I find quite hard to get the proper answer. In some way, all is important. How ideas take shape. The process. The research. Some glances around. The persistency. The error. The system. Many dreams. Compromises. And the list could go on. But it’s a sort of “physical dimension” that seems to me most significant. It’s a basic ability, instinctive, directly linked to the stomach. A grip which makes a work a work of art. This is an aspect that gives me also a more accurate sense of my own limitations in respect to the work itself. It’s something that, in a certain sense, I can control and I cannot control. A challenge, that comes beyond my individual guidance and occurs between the work and the viewer. It’s a physical experience without any real contact involved. Like a “long-distance” electric shock.
The new body of works, the sand paper. I would love to know more about them.
Have you ever seen a blooming cherry tree? Have you ever dip your head inside its flowering? Did you ever look at a flower meadow from the ground level? Think of something feverish, vivid. Of a sanguineous temperament. Of incandescence. Of metal substances’ colours, becoming increasingly bright and hellish at elevated temperatures. Of sunspots. Imagine something that has to do with smog, pulverization, atomic shatter. And again, focus of something at its maximum point of brightness, of fullness. Just before crumbling away, reduced to dust. I believe that Pale carry all these elements and imageries inside. Technically, they consist at now of five framed sandpapers treated with waxes, glues, sprays and cosmetics. They show a vigorous amalgam of reds, magentas, carmines, blacks, crimsons, violets, plums, greys, burgundies, pinks, whites, browns. Golden slivers.
Your installations and sound. Can you tell us more about them?
I have always worked with sound, using it like a sculptural material. Over the past few years, I’ve mainly focussed my research on use and manipulation of very low and very high frequencies, vibrations, high-pitched whistles. These “polarities” interest me for a sort of epidermal effect, for the unavoidable sculptural result created by them inside an empty space. On a stage, just before a concert, there is a extremely strong energy. There are speakers, idle musical instruments, electric cables, … there is a deep aesthetic and visual component, impossible to ignore. I like to think it would be enough to increase the reverb, feedback and the output of the amplifier, and the stage could play by itself in a growing loop.
What influences you?
The Nature.

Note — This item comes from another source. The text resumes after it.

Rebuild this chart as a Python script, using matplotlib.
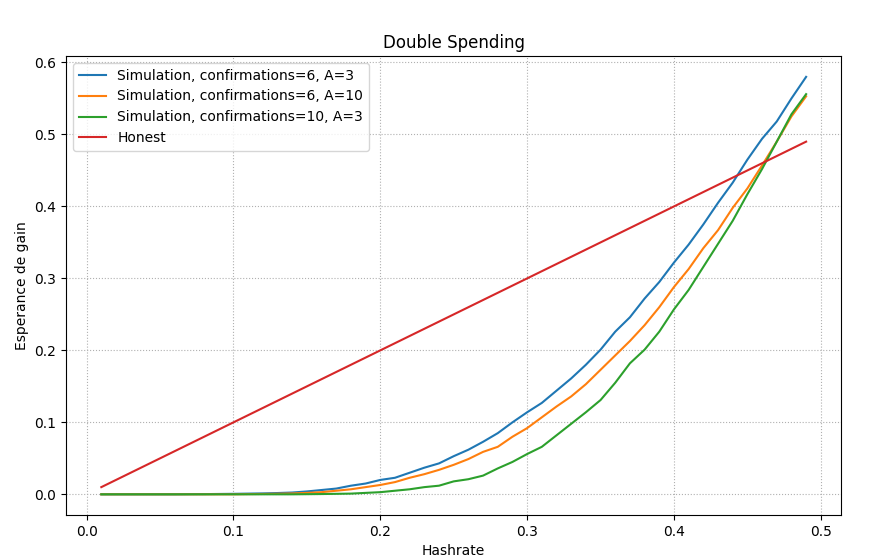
import matplotlib
matplotlib.use('Agg')
import matplotlib.pyplot as plt
import numpy as np

hashrate = [round(0.01 * i, 2) for i in range(1, 50)]

low = [0.0, 0.0, 0.0, 0.0, 0.0, 0.0, 0.0002, 0.0003, 0.0005, 0.0007, 0.001, 0.0013, 0.0018, 0.0025]
sim_6_3 = low + [0.004, 0.006, 0.008, 0.012, 0.015, 0.02, 0.023, 0.03, 0.037, 0.043,
                 0.053, 0.062, 0.073, 0.085, 0.1, 0.114, 0.127, 0.144, 0.161, 0.18,
                 0.201, 0.226, 0.246, 0.272, 0.295, 0.322, 0.347, 0.375, 0.405, 0.433,
                 0.465, 0.494, 0.518, 0.55, 0.58]
sim_6_10 = [0.0] * 10 + [0.0003, 0.0005, 0.0008, 0.0012, 0.002, 0.003, 0.005, 0.007, 0.01,
                         0.013, 0.017, 0.023, 0.028, 0.034, 0.041, 0.049, 0.059, 0.066, 0.08,
                         0.092, 0.107, 0.122, 0.136, 0.153, 0.173, 0.193, 0.213, 0.235, 0.26,
                         0.288, 0.313, 0.342, 0.367, 0.398, 0.425, 0.457, 0.49, 0.525, 0.553]
sim_10_3 = [0.0] * 14 + [0.0002, 0.0004, 0.0007, 0.001, 0.002, 0.003, 0.005, 0.007, 0.01,
                         0.012, 0.018, 0.021, 0.026, 0.036, 0.045, 0.056, 0.066, 0.082, 0.098,
                         0.114, 0.131, 0.155, 0.182, 0.201, 0.226, 0.257, 0.284, 0.316, 0.348,
                         0.38, 0.417, 0.452, 0.49, 0.528, 0.556]
honest = hashrate

fig, ax = plt.subplots(figsize=(8.81, 5.6), dpi=100)
ax.plot(hashrate, sim_6_3, label='Simulation, confirmations=6, A=3')
ax.plot(hashrate, sim_6_10, label='Simulation, confirmations=6, A=10')
ax.plot(hashrate, sim_10_3, label='Simulation, confirmations=10, A=3')
ax.plot(hashrate, honest, label='Honest')
ax.set_title('Double Spending')
ax.set_xlabel('Hashrate')
ax.set_ylabel('Esperance de gain')
ax.grid(linestyle=':')
ax.legend(loc='upper left')
plt.subplots_adjust(left=0.075, right=0.955, top=0.9, bottom=0.08)
plt.savefig('out.png')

Some days ago, I was climbing in the Dolomites area when I saw some particular lichens. You’ve to imagine a wrinkled lichen that forms rings and fragmented spots on vertical rocks, at high altitude. Their colour tells about extreme warmth and freeze, about South sunlight and centenarian snowfalls. In their reds and oranges appears a bit of yellow and brown, always leaving trace of an oxidize primeval shade. I keep thinking of this sort of fossil crystallization. Of these jewels, these dignified concretions. Of their minimum thickness that succeeds in tracing a script. This is just one of the images I’m taking along now.
Can you let us on some of your future projects, works?
Of course. I have in mind new sandpapers works. A great sculptural project that it’s hatching in the middle of the thoughts for a long time. And, in the meantime, the summer!